— GIVEN EXERCISE —
Reproduce exactly the lines below, from the first one through the line containing "rectangle (axis cs:19.336,34.057);", and omit any pictures.

(Code that draws figures)
•••••

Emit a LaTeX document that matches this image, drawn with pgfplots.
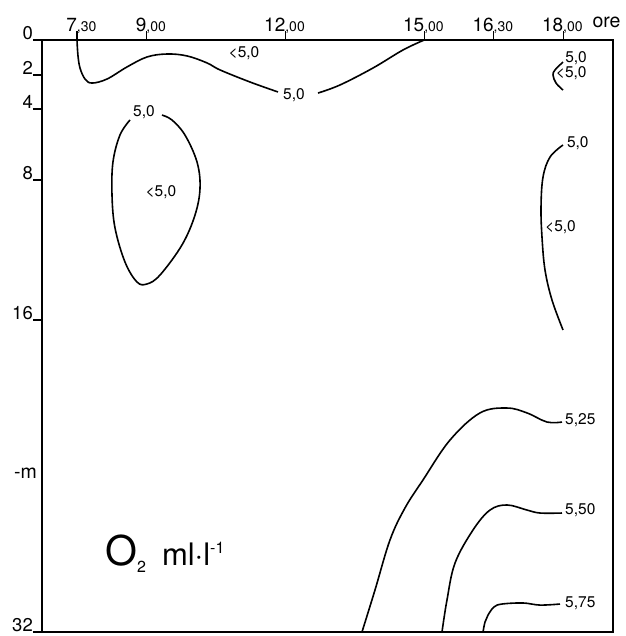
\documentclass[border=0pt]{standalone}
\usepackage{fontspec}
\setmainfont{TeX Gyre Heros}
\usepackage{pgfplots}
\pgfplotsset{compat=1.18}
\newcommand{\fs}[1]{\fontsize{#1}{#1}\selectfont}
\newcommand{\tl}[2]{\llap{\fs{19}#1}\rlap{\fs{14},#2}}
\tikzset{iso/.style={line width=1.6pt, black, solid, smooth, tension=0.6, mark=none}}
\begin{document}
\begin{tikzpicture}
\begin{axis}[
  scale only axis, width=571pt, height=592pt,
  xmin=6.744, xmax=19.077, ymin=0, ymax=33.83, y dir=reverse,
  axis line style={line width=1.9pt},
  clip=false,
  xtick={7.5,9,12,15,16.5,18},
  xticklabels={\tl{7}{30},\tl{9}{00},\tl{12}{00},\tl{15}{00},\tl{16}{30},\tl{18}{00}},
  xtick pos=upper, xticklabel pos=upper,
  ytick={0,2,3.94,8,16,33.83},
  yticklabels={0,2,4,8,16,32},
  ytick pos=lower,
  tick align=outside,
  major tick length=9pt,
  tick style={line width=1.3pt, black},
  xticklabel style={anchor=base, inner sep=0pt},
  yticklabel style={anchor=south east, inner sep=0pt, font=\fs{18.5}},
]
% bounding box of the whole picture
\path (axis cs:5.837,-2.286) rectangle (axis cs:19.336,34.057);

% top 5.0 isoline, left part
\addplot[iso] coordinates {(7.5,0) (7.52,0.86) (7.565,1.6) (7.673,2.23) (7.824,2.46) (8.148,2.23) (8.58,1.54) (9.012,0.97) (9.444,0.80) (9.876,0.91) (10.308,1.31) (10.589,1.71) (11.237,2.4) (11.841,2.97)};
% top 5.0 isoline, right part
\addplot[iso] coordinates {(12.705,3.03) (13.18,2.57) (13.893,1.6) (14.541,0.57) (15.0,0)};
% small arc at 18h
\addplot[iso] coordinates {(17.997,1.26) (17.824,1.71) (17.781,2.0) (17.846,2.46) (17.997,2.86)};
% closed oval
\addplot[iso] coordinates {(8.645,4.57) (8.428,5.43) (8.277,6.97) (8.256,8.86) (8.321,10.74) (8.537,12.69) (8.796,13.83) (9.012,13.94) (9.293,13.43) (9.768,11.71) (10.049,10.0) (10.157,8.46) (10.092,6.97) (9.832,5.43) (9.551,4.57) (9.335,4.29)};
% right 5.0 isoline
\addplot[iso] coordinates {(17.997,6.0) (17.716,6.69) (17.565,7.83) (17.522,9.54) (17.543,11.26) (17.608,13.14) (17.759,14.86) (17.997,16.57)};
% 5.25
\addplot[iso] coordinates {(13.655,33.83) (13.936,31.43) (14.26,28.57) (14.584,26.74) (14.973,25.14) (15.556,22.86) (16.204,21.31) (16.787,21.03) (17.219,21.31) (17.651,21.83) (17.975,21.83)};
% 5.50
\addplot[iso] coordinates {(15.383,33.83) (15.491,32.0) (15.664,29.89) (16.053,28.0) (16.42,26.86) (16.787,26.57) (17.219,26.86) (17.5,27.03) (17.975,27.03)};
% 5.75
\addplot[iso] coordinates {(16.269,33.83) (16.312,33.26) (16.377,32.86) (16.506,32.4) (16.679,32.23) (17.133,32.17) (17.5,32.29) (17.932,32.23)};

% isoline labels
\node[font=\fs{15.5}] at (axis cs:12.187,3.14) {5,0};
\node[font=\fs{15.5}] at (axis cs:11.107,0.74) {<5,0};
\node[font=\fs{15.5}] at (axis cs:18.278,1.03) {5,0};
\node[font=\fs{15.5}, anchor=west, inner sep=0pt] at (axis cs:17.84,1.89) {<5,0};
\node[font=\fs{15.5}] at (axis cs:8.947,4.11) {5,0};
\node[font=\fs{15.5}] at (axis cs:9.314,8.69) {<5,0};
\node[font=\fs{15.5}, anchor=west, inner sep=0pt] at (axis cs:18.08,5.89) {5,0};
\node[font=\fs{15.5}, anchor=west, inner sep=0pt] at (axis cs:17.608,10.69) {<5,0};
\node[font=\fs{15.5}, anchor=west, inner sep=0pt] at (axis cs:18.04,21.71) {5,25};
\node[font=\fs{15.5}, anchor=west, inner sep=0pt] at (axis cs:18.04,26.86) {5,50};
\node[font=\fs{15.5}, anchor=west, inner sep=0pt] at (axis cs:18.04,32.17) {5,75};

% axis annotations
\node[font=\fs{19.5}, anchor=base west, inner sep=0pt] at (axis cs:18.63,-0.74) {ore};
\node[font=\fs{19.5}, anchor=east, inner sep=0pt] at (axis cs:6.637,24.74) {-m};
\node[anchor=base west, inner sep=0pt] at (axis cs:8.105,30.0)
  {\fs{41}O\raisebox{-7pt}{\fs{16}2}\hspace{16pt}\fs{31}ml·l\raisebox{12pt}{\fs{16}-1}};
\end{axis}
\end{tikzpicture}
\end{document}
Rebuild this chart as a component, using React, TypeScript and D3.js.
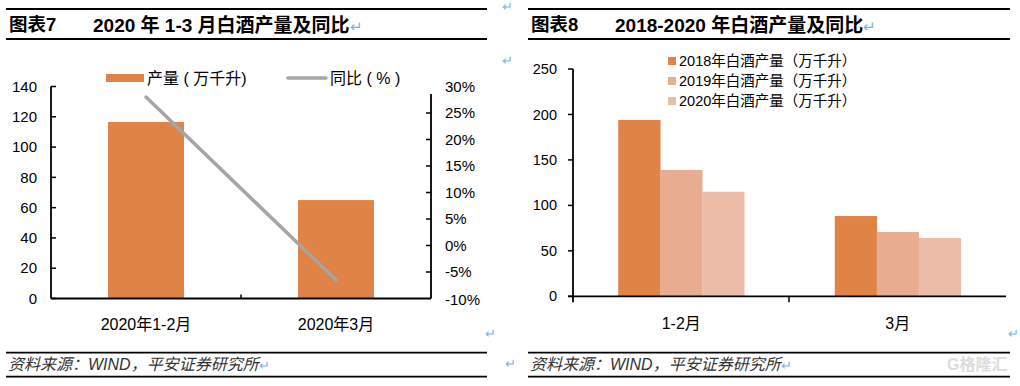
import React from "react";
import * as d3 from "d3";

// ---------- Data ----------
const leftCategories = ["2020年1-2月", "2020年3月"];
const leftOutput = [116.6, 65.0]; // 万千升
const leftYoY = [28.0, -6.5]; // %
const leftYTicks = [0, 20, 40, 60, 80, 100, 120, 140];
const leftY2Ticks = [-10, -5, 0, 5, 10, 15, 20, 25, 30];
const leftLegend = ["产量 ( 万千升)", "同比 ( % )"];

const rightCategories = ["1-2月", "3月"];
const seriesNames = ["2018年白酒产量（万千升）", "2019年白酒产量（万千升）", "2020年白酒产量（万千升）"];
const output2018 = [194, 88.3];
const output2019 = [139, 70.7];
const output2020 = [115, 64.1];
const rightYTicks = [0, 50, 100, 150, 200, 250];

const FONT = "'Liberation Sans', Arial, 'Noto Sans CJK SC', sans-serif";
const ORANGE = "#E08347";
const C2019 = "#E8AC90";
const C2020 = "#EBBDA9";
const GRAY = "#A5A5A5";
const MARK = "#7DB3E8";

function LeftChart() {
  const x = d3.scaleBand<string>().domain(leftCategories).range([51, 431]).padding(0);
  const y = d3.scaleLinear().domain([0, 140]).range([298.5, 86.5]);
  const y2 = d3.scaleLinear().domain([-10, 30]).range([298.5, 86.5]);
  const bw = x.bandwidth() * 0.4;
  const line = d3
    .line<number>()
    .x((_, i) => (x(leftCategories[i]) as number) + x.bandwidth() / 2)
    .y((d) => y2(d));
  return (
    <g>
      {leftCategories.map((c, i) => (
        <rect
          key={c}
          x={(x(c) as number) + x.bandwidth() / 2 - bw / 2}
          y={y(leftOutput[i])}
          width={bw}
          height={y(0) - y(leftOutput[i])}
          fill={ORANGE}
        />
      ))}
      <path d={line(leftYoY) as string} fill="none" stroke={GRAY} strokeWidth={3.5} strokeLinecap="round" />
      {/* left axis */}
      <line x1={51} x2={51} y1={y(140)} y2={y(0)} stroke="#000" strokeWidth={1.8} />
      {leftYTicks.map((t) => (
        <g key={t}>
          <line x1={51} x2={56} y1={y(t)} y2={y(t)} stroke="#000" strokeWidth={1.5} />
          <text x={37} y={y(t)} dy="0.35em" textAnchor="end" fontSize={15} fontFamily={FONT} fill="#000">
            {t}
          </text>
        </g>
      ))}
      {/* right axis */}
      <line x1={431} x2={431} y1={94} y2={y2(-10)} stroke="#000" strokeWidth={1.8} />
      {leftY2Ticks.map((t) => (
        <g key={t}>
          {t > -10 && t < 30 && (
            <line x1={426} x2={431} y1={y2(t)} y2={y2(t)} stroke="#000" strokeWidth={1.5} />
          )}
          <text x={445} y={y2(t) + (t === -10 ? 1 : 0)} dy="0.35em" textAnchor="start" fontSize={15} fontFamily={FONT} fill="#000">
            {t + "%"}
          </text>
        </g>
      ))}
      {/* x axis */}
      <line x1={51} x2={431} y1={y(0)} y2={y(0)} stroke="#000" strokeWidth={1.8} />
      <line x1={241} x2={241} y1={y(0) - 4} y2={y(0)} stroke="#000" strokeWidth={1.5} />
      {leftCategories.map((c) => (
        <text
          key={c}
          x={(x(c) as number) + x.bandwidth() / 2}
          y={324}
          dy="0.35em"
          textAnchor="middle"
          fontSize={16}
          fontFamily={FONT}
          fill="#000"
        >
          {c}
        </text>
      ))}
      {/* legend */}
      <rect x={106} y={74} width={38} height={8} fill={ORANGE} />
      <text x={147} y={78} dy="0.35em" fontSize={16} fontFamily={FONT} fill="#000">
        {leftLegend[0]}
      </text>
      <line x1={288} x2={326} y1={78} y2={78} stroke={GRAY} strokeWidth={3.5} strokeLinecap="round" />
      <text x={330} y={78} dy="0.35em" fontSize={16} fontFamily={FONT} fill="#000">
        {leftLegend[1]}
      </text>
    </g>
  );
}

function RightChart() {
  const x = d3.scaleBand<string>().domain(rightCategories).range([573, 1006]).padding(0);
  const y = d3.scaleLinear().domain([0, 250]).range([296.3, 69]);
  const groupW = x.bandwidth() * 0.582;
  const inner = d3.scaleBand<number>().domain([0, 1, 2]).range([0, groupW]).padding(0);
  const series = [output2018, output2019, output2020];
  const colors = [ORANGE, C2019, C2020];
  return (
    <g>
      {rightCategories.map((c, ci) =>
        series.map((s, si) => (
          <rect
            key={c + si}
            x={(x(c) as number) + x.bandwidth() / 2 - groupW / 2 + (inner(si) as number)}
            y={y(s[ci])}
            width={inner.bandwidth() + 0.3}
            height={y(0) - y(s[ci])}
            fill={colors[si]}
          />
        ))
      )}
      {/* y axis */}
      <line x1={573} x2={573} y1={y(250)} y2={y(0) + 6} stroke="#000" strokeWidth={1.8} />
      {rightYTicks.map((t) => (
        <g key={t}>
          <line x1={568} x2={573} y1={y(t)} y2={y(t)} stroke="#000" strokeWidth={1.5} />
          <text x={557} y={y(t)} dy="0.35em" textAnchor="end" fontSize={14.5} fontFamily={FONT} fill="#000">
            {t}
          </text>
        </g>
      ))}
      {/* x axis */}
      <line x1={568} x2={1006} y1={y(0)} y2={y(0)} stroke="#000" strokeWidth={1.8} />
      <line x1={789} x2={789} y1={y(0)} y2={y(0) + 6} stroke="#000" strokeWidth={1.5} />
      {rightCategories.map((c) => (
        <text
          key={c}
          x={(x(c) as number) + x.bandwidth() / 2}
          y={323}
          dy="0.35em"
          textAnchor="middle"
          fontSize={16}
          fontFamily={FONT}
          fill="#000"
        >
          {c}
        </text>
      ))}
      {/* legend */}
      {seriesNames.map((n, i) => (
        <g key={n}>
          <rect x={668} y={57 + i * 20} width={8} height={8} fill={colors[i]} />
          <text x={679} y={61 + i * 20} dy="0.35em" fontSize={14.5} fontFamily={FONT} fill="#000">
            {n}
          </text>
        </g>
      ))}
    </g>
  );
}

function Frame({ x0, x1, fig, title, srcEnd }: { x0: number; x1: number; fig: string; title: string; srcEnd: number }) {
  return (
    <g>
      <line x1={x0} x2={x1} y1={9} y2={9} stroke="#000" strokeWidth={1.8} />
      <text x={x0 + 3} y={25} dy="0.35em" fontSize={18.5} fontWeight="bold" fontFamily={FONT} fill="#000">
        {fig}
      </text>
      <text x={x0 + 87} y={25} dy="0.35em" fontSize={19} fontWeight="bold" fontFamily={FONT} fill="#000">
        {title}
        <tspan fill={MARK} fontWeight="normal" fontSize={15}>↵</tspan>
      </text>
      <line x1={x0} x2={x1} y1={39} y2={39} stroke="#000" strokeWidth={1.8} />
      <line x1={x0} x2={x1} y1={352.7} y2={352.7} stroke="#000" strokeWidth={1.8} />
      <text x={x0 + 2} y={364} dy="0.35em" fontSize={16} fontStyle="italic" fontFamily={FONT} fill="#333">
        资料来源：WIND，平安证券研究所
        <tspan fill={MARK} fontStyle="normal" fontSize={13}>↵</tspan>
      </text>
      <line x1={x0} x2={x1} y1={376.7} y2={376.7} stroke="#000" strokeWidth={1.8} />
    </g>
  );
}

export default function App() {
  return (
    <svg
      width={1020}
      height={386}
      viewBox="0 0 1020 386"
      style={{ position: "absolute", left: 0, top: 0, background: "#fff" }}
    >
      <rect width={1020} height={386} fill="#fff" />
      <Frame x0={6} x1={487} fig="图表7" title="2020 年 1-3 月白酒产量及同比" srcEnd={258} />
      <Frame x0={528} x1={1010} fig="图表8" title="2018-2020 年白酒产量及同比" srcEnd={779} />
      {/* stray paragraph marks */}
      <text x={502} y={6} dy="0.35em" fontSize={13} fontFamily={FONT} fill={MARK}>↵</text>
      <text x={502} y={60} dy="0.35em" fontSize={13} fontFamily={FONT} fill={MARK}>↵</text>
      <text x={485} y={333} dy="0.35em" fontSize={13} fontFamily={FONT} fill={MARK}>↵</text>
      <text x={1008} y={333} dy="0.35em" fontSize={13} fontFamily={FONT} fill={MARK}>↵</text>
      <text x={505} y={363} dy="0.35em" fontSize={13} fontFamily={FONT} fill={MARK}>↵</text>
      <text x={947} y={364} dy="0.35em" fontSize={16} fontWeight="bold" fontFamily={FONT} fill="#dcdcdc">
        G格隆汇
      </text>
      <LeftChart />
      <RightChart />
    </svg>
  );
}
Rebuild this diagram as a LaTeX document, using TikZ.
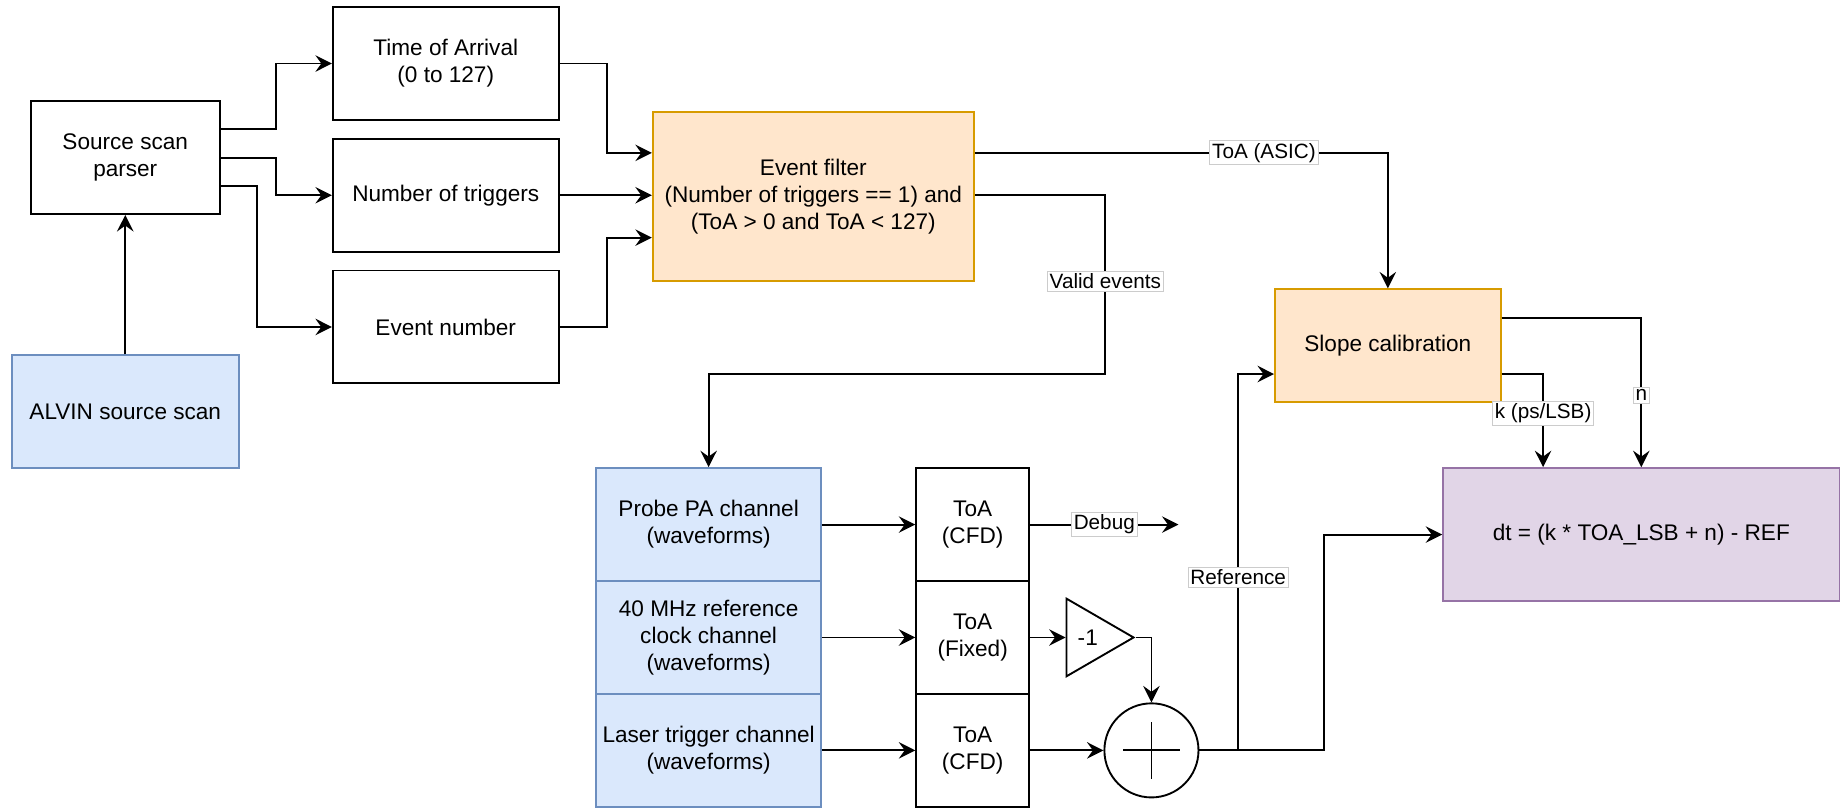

•••••

— TASK RESULT —
Emit a LaTeX document that matches this image, drawn with pgfplots.
\documentclass[border=0pt]{standalone}
\usepackage{fontspec}
\setmainfont{TeX Gyre Heros}
\usepackage{pgfplots}
\pgfplotsset{compat=1.18}
\newcommand{\fs}[1]{\fontsize{#1}{#1}\selectfont}
\newcommand{\tl}[2]{\llap{\fs{19}#1}\rlap{\fs{14},#2}}
\tikzset{iso/.style={line width=1.6pt, black, solid, smooth, tension=0.6, mark=none}}
\begin{document}
\begin{tikzpicture}
\begin{axis}[
  scale only axis, width=571pt, height=592pt,
  xmin=6.744, xmax=19.077, ymin=0, ymax=33.83, y dir=reverse,
  axis line style={line width=1.9pt},
  clip=false,
  xtick={7.5,9,12,15,16.5,18},
  xticklabels={\tl{7}{30},\tl{9}{00},\tl{12}{00},\tl{15}{00},\tl{16}{30},\tl{18}{00}},
  xtick pos=upper, xticklabel pos=upper,
  ytick={0,2,3.94,8,16,33.83},
  yticklabels={0,2,4,8,16,32},
  ytick pos=lower,
  tick align=outside,
  major tick length=9pt,
  tick style={line width=1.3pt, black},
  xticklabel style={anchor=base, inner sep=0pt},
  yticklabel style={anchor=south east, inner sep=0pt, font=\fs{18.5}},
]
% bounding box of the whole picture
\path (axis cs:5.837,-2.286) rectangle (axis cs:19.336,34.057);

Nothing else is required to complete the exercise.